The researchers named the protein leptin, from the Greek root leptos, for "thin," and quickly demonstrated that replacing the missing leptin by daily injections lowered the weight of affected mice by reducing their appetite and increasing their energy expenditure. Very soon, others furthered this remarkable discovery by finding a similar loss-of-function mutation in the human leptin gene among people with extremely rare cases of severe, early-onset obesity. Administering leptin to these subjects helped them to lose weight just as it had the mice.

These experiments demonstrated for the first time a physiological system whereby fat cells produce a hormonal signal that reflects their state of energy storage--the more triglyceride a fat cell contains, the more leptin it generates--and to which the brain responds by altering appetite and energy expenditure. When this energy-status signal is absent, either because the genetic mutation prevents functional leptin proteins from being manufactured or because the body actually has low fat stores, the brain believes that the body is starving and behaves accordingly by promoting hunger and energy conservation.

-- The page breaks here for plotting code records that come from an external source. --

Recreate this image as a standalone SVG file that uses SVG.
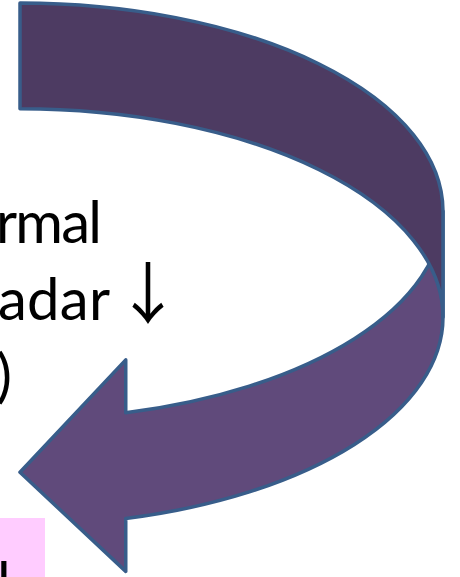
<svg xmlns="http://www.w3.org/2000/svg" width="460" height="577" viewBox="0 0 460 577">
  <style>
    .txt { font-family: Lato, "Open Sans", "Liberation Sans", sans-serif; font-size: 58px; fill: #000000; }
    .sym { font-family: "Noto Sans CJK JP", "DejaVu Sans", sans-serif; font-size: 67px; fill: #000000; }
    .light { fill: #604A7B; stroke: #385D8A; stroke-width: 3.5; stroke-linejoin: round; }
    .dark { fill: #4D3B62; stroke: #385D8A; stroke-width: 3.5; stroke-linejoin: round; }
    .box { fill: #FFCCFF; }
  </style>
  <rect width="460" height="577" fill="#ffffff"/>

  <g id="pink-box">
    <rect class="box" x="0" y="518" width="45" height="59"/>
    <text class="txt" x="-3" y="604">l</text>
  </g>

  <g id="label-text">
    <text class="txt" x="-4" y="243" textLength="106">rmal</text>
    <text class="txt" x="-2" y="320" textLength="112">adar</text>
    <text class="sym" x="148" y="318" text-anchor="middle">↓</text>
    <text class="txt" x="12" y="396" text-anchor="end">)</text>
  </g>

  <g id="curved-arrow">
    <path class="light" d="M443,211.19 A423,208.19 0 0 1 125.75,412.77 L125.75,359.87 L20,472.25 L125.75,571.4 L125.75,518.52 A423,208.19 0 0 0 443,316.94 Z"/>
    <path class="dark" d="M20,3 A423,208.19 0 0 1 443,211.19 L443,316.94 A423,208.19 0 0 0 20,108.75 Z"/>
  </g>
</svg>
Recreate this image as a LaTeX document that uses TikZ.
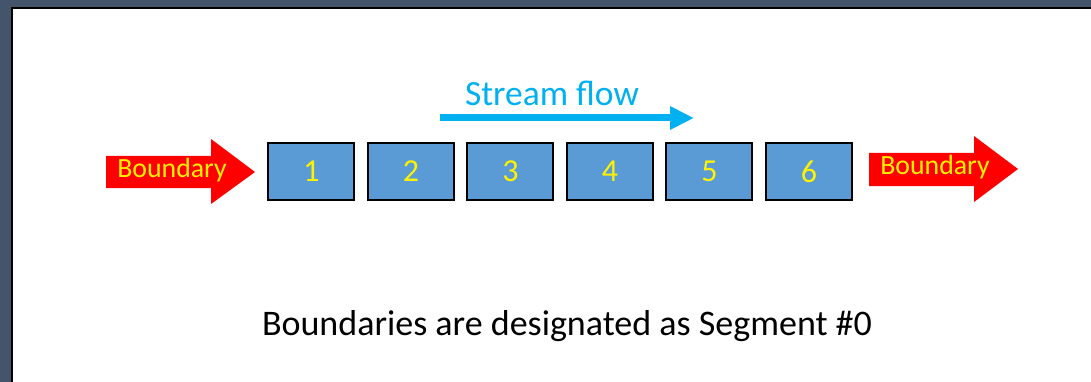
\documentclass[tikz,border=0pt]{standalone}
\usepackage{fontspec}
\setmainfont{Carlito}
\usetikzlibrary{arrows.meta}
\definecolor{frame}{HTML}{44546A}
\definecolor{segblue}{HTML}{5B9BD5}
\definecolor{flowcyan}{HTML}{00B0F0}
\tikzset{
  seg/.style={draw=black, line width=2pt, fill=segblue, minimum width=86pt, minimum height=57pt,
    inner sep=0pt, text=yellow, font=\fontsize{32}{34}\selectfont},
  bndtext/.style={anchor=base, inner sep=0pt, text=yellow, font=\fontsize{27.8}{30}\selectfont},
}
\begin{document}
\begin{tikzpicture}[x=1pt, y=-1pt]
  \useasboundingbox (0,0) rectangle (1091,382);
  % slide frame
  \fill[frame] (0,0) rectangle (1091,382);
  \fill[white] (13,9) rectangle (1092,383);
  \draw[line width=2pt] (12,383) -- (12,8) -- (1092,8);
  % boundary arrows
  \fill[red] (106,156) -- (211,156) -- (211,139) -- (255,172) -- (211,204) -- (211,188) -- (106,188) -- cycle;
  \node[bndtext] (bndin) at (172,177.7) {Boundary};
  \fill[red] (869,153) -- (974,153) -- (974,136) -- (1018,169) -- (974,202) -- (974,186) -- (869,186) -- cycle;
  \node[bndtext] (bndout) at (935,175) {Boundary};
  % segments
  \foreach \i in {1,...,6} {
    \node[seg] (s\i) at (311.4+\i*99.5-99.5,171.5) {\i};
  }
  % stream flow
  \coordinate (flowa) at (440,118);
  \coordinate (flowb) at (694,118);
  \draw[flowcyan, line width=7pt, -{Triangle[length=24pt,width=22pt]}] (flowa) -- (flowb);
  \node[anchor=base, inner sep=0pt, text=flowcyan, font=\fontsize{35.5}{38}\selectfont] (flowlbl) at (552,106) {Stream flow};
  \node[anchor=base, inner sep=0pt, font=\fontsize{36}{39}\selectfont] (note) at (567,335) {Boundaries are designated as Segment \#0};
\end{tikzpicture}
\end{document}
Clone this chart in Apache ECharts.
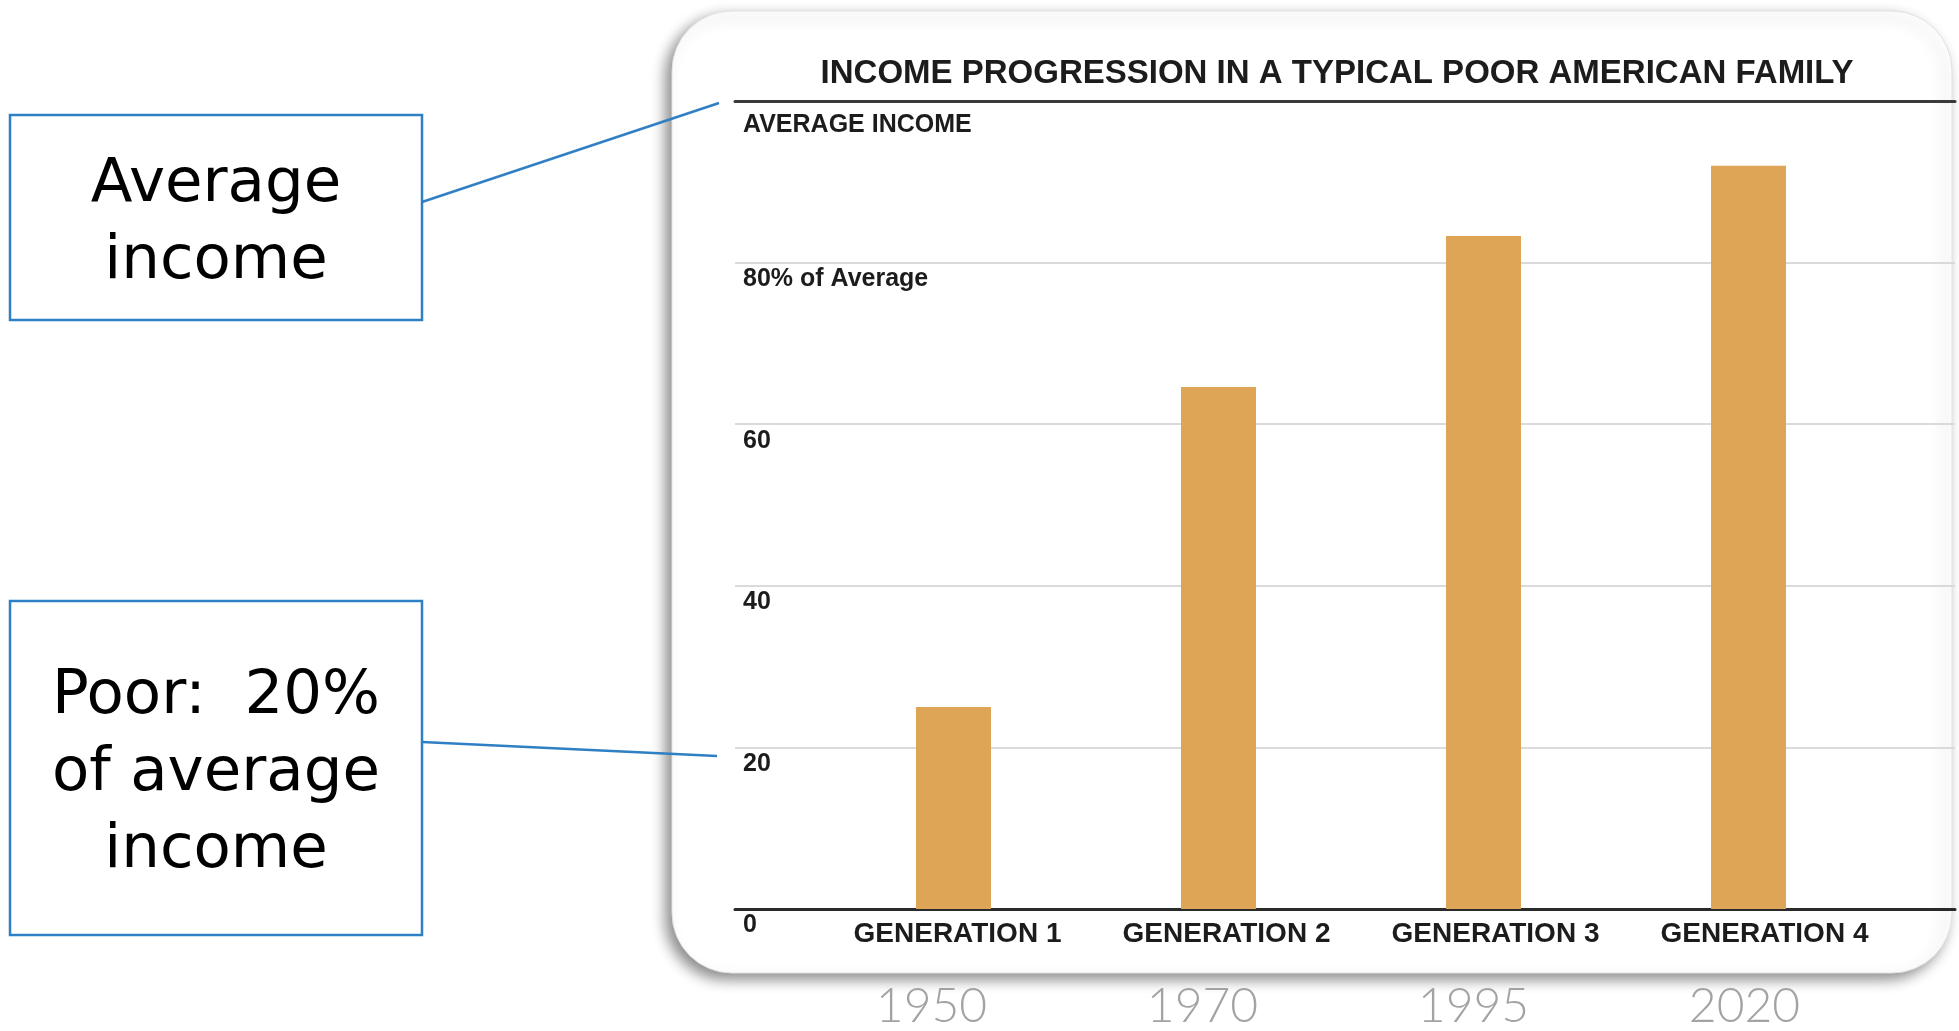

The discovery of leptin opened the door to exploration of a whole new biological pathway of cellular signaling and responses. The brain was clearly a major target of leptin secreted into the bloodstream by fat cells, and researchers, including ourselves, have begun to learn many of the detailed neural circuits and cell types through which leptin acts. As might be expected, many of them are in the hypothalamus.

In a structure called the arcuate nucleus of the hypothalamus, within the area previously identified as a satiety center, leptin simultaneously affects two neighboring neuron populations that control appetite in opposite ways. One set of neural cells produces a peptide called alpha-MSH that reduces appetite and, consequently, body weight. The other set of neurons produces two neuropeptides, NPY and AgRP, both of which stimulate feeding and promote obesity. Leptin's interactions with both these cell groups are quite elegant. Neurons that produce MSH connect to neurons elsewhere in the hypothalamus that carry a surface protein known as the melanocortin 4 receptor (MC4R), whose activation reduces appetite and promotes weight loss. AgRP, the peptide that promotes feeding, is an antagonist of this receptor, meaning that it prevents receptor activation. Thus, leptin acts to trigger MC4 receptors both by stimulating them directly via the MSH-producing neurons and by inhibiting their antagonist.

At the same time, leptin also affects the brain area previously viewed as a feeding center, the lateral hypothalamus, in an interesting way. One group of cells in that region produces a small protein called melanin-concentrating hormone (MCH). In 1996 our research group discovered that levels of this peptide are raised in the ob/ob mouse type, suggesting that leptin normally inhibits production of the peptide. We also established that increased MCH promotes food intake and obesity and found that even ob/ ob mice, if they lack the ability to manufacture MCH, are substantially less obese. We had thus found another clear example of the physiological system through which leptin acts as a signal that regulates hypothalamic neuropeptides, which in turn exert control over appetite and energy balance.

The same cells and circuits affected by leptin, moreover, are also acted on by numerous other circulating factors. The hypothalamus and related brain areas integrate all this information coming from diverse sources to produce a real-time picture of the body's energy status and orchestrate responses to manage energy resources. For a better understanding of what these signals, including leptin, are telling the brain, researchers are also studying how and where they originate.